** START **
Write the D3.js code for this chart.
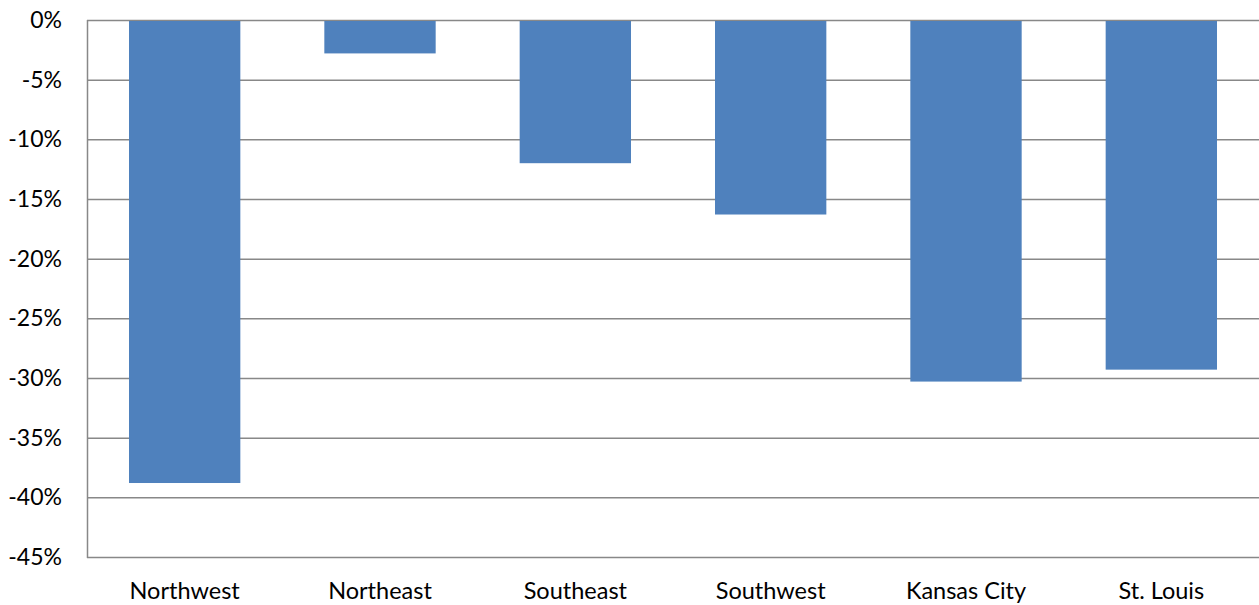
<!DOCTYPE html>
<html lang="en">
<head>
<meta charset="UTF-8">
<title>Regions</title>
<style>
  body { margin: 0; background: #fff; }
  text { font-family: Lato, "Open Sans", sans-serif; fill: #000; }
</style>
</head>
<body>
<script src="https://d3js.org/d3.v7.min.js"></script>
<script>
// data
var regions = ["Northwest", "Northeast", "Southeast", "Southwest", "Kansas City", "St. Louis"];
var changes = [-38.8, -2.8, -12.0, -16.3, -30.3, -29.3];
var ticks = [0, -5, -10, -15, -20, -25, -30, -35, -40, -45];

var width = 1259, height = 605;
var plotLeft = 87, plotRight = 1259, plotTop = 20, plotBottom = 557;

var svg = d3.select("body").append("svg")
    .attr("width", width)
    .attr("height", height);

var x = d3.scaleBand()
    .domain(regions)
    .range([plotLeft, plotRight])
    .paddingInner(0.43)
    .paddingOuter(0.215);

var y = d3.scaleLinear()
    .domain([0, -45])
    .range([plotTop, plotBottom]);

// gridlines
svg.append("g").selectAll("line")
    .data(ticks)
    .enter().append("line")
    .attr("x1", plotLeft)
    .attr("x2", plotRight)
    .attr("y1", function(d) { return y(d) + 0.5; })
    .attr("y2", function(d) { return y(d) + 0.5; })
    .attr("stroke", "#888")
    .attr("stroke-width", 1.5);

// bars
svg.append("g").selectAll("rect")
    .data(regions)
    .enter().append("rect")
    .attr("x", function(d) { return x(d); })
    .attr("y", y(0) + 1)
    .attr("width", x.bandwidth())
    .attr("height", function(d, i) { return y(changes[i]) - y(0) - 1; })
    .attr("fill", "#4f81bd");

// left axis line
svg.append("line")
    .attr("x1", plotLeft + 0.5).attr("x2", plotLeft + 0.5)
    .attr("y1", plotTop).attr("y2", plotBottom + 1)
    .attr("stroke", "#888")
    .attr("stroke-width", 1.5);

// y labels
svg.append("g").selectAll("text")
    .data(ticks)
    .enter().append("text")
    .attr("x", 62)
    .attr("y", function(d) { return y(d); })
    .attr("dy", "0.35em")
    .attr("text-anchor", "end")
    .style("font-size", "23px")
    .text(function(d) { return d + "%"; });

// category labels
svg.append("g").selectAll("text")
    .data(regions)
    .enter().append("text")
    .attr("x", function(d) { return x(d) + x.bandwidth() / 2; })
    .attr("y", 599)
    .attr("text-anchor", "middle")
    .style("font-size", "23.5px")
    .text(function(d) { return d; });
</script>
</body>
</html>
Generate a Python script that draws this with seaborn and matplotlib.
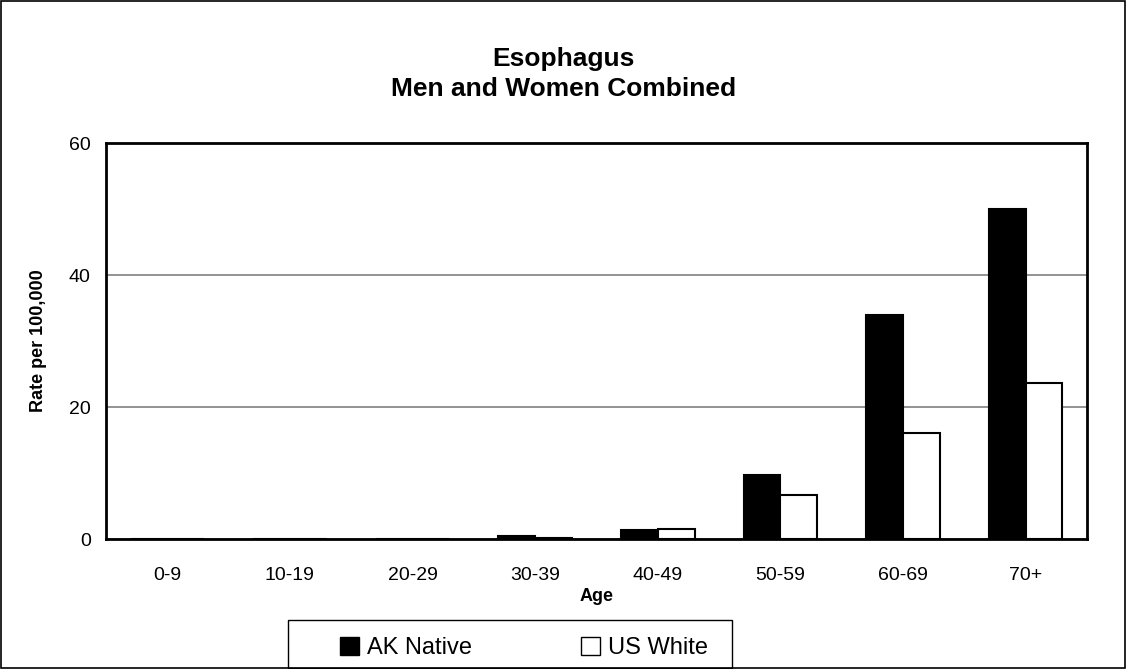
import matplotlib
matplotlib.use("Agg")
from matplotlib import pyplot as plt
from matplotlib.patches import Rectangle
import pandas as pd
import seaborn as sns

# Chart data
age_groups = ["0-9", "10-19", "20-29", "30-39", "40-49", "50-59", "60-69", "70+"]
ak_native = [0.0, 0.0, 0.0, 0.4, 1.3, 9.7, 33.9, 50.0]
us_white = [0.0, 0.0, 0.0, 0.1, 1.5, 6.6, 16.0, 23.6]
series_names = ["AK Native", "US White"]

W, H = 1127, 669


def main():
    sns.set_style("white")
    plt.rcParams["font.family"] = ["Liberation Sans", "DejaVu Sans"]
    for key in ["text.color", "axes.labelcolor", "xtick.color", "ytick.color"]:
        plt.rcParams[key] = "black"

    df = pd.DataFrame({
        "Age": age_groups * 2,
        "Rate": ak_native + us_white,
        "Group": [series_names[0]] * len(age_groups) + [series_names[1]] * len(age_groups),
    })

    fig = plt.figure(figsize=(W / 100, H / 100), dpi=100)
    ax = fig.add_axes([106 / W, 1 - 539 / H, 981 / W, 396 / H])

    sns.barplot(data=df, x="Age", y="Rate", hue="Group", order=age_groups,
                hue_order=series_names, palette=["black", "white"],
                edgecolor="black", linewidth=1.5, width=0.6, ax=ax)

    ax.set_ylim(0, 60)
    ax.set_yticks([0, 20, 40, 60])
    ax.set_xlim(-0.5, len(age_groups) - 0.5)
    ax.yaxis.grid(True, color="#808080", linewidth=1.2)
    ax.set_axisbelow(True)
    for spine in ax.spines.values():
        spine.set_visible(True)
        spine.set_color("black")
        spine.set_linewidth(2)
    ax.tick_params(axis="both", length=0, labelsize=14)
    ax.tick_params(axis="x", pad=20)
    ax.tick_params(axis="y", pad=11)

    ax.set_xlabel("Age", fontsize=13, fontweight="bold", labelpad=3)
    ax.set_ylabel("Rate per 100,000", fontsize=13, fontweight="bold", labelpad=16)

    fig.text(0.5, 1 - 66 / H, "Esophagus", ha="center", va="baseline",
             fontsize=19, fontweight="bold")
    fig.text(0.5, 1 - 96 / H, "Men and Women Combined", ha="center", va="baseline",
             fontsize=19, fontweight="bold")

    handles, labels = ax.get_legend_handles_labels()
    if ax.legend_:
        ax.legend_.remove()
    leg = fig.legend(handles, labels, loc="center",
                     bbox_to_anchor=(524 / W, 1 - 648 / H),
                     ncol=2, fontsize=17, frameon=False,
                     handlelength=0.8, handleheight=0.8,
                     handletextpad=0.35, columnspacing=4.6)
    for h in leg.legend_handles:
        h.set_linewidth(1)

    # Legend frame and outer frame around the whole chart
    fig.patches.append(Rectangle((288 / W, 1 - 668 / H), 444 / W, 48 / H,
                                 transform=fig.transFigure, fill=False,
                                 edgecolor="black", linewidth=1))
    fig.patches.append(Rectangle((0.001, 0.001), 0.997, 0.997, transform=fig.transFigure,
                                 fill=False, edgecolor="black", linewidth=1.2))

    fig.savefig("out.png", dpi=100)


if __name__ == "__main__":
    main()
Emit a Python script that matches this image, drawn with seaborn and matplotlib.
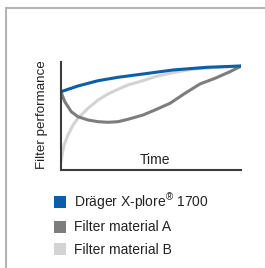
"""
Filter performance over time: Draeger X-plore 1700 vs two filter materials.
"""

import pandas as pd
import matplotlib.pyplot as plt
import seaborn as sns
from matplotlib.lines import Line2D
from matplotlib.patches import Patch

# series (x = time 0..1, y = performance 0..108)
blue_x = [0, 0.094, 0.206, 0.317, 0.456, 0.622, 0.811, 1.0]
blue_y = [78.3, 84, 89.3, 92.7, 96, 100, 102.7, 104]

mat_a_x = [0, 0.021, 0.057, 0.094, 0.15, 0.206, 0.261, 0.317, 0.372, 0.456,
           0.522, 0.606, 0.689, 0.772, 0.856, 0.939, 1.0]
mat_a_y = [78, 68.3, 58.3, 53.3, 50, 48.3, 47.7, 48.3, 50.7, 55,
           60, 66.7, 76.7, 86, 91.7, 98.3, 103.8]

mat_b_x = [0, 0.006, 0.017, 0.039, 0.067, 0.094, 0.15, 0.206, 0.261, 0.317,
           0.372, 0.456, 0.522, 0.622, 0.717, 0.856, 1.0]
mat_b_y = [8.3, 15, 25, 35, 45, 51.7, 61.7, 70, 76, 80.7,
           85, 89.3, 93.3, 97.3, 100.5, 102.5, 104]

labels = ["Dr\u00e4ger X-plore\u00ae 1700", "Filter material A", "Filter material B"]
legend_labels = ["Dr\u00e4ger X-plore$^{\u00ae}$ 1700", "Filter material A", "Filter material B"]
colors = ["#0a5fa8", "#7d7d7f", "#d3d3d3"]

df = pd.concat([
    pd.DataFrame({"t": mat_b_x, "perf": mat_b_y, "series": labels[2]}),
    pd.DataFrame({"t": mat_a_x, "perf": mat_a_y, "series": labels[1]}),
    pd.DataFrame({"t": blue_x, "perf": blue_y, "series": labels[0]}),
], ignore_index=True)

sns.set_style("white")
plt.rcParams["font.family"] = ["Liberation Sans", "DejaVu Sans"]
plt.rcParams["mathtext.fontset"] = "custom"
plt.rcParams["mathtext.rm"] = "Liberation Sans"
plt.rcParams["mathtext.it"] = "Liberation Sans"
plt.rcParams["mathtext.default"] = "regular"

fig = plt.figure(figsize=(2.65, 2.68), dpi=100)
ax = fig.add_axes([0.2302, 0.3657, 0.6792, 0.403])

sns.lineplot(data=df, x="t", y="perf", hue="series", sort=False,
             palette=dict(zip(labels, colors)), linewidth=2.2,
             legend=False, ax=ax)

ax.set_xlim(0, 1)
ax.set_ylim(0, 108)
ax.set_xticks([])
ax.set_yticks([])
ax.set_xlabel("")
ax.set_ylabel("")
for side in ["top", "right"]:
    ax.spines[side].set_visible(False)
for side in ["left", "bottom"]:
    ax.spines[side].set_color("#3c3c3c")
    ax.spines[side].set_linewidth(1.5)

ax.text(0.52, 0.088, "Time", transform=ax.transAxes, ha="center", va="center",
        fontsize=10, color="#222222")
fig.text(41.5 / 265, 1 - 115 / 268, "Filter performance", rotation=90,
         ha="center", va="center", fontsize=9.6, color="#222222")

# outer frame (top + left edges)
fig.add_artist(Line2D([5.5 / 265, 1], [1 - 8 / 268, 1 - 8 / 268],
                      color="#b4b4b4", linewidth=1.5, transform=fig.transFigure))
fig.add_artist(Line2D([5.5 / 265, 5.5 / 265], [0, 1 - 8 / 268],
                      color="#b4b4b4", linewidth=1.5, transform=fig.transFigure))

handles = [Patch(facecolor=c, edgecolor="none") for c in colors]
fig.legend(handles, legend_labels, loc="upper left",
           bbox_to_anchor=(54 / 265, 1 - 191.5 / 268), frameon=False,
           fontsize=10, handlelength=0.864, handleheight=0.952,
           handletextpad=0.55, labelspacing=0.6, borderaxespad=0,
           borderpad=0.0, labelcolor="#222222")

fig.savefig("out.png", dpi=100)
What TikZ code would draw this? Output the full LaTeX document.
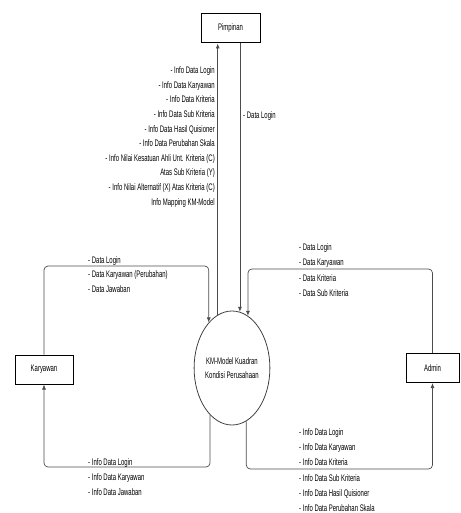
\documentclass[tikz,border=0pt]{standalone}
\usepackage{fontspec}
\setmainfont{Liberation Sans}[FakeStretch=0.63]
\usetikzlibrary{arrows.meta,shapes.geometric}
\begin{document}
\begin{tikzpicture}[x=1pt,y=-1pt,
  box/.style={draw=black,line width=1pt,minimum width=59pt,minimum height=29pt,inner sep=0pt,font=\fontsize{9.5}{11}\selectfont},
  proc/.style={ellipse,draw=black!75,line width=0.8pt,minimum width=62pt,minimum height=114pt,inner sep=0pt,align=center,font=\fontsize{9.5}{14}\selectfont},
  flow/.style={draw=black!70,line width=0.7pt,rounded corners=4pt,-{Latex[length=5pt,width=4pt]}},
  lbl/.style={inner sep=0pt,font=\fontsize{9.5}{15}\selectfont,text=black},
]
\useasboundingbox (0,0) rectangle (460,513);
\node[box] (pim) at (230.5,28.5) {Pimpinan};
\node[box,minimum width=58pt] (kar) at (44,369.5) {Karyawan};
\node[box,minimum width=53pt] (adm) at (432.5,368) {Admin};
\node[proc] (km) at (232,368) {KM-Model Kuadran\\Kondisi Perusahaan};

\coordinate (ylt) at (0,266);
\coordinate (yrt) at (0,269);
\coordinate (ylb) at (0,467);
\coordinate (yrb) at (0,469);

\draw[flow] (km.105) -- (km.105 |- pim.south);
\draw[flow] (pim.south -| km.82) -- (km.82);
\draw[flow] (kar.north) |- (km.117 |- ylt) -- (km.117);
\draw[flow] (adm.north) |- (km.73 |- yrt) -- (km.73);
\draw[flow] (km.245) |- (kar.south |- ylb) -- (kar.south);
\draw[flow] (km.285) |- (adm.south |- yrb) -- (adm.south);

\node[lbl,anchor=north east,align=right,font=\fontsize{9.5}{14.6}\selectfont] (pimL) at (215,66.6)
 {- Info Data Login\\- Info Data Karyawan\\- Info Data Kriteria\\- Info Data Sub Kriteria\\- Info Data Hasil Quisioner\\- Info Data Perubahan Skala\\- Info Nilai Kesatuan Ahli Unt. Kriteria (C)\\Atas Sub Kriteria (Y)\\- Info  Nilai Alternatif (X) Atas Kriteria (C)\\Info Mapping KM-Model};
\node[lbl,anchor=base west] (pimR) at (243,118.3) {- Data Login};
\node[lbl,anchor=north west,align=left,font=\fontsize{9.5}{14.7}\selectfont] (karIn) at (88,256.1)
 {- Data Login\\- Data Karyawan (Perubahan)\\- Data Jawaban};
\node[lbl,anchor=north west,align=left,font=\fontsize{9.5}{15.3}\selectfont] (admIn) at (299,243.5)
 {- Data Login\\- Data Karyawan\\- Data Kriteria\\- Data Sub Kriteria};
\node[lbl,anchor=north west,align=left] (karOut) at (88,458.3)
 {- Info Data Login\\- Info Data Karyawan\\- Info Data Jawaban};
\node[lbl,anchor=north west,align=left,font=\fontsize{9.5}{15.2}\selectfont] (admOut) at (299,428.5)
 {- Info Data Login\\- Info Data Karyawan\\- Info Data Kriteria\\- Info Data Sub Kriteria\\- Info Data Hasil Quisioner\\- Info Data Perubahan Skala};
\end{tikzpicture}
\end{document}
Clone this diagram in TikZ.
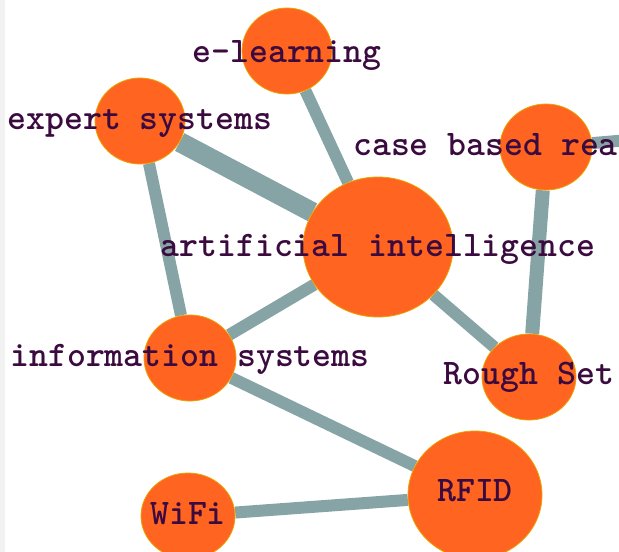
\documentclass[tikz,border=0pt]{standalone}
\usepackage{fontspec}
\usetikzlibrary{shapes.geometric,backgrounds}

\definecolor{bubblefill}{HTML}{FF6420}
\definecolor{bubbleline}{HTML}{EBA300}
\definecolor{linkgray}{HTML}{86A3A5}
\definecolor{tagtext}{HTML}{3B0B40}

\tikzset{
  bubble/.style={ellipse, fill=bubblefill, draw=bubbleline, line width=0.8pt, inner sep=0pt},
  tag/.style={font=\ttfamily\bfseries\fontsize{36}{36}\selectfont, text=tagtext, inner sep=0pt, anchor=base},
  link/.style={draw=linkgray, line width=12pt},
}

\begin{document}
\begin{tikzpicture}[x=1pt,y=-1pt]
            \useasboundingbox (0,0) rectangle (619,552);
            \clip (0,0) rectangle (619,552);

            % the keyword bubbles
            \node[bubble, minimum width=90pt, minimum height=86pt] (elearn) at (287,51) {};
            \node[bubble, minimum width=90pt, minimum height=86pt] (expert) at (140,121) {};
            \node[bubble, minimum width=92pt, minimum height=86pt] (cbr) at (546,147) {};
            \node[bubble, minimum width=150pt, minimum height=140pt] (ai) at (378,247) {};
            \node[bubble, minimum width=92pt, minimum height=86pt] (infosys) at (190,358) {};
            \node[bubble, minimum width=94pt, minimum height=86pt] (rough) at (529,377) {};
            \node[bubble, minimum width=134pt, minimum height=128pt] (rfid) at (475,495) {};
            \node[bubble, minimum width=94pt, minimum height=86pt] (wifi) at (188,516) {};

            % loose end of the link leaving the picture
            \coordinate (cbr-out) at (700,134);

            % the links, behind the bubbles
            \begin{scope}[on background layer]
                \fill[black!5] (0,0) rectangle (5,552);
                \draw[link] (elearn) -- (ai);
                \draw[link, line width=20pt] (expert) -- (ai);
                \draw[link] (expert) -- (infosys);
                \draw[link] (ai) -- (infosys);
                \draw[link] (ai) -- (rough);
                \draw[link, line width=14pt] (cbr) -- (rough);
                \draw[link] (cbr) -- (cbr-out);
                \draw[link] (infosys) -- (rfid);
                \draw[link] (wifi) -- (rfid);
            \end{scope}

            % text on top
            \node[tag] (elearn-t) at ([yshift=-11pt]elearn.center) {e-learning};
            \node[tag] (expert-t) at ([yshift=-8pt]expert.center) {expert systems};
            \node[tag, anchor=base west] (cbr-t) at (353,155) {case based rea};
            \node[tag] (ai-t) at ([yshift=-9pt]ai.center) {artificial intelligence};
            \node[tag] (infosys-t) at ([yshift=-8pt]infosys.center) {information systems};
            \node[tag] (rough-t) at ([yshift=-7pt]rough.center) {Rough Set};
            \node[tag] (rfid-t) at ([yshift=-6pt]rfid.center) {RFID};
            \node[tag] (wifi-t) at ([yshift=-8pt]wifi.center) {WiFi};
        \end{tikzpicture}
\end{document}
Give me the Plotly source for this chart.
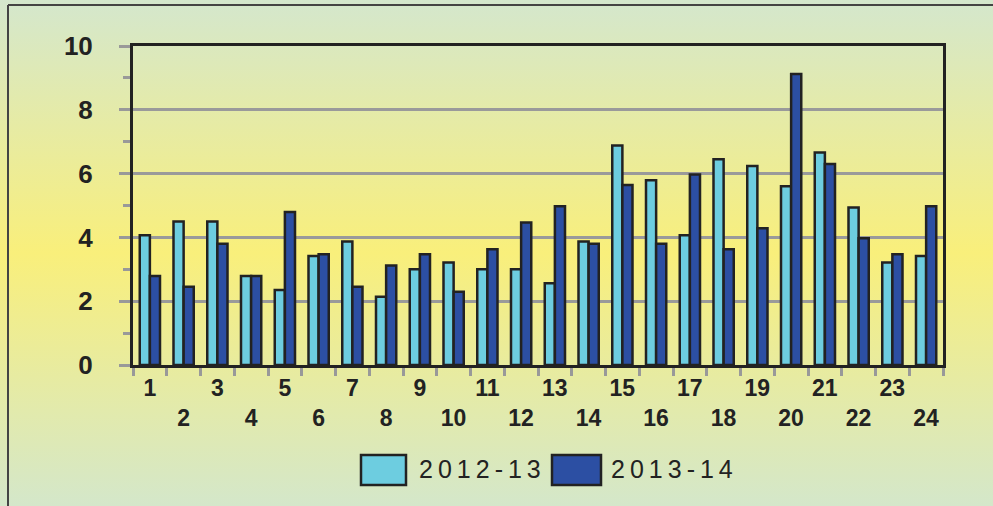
** END **
→ JOB
Write out the lines beginning with the one that contains "What TikZ code" and ending with the one that contains "yrb) -- (adm.south);", exactly as given. Leave pictures out.

→ REPLY TO THE EXERCISE
What TikZ code would draw this? Output the full LaTeX document.
\documentclass[tikz,border=0pt]{standalone}
\usepackage{fontspec}
\setmainfont{Liberation Sans}[FakeStretch=0.63]
\usetikzlibrary{arrows.meta,shapes.geometric}
\begin{document}
\begin{tikzpicture}[x=1pt,y=-1pt,
  box/.style={draw=black,line width=1pt,minimum width=59pt,minimum height=29pt,inner sep=0pt,font=\fontsize{9.5}{11}\selectfont},
  proc/.style={ellipse,draw=black!75,line width=0.8pt,minimum width=62pt,minimum height=114pt,inner sep=0pt,align=center,font=\fontsize{9.5}{14}\selectfont},
  flow/.style={draw=black!70,line width=0.7pt,rounded corners=4pt,-{Latex[length=5pt,width=4pt]}},
  lbl/.style={inner sep=0pt,font=\fontsize{9.5}{15}\selectfont,text=black},
]
\useasboundingbox (0,0) rectangle (460,513);
\node[box] (pim) at (230.5,28.5) {Pimpinan};
\node[box,minimum width=58pt] (kar) at (44,369.5) {Karyawan};
\node[box,minimum width=53pt] (adm) at (432.5,368) {Admin};
\node[proc] (km) at (232,368) {KM-Model Kuadran\\Kondisi Perusahaan};

\coordinate (ylt) at (0,266);
\coordinate (yrt) at (0,269);
\coordinate (ylb) at (0,467);
\coordinate (yrb) at (0,469);

\draw[flow] (km.105) -- (km.105 |- pim.south);
\draw[flow] (pim.south -| km.82) -- (km.82);
\draw[flow] (kar.north) |- (km.117 |- ylt) -- (km.117);
\draw[flow] (adm.north) |- (km.73 |- yrt) -- (km.73);
\draw[flow] (km.245) |- (kar.south |- ylb) -- (kar.south);
\draw[flow] (km.285) |- (adm.south |- yrb) -- (adm.south);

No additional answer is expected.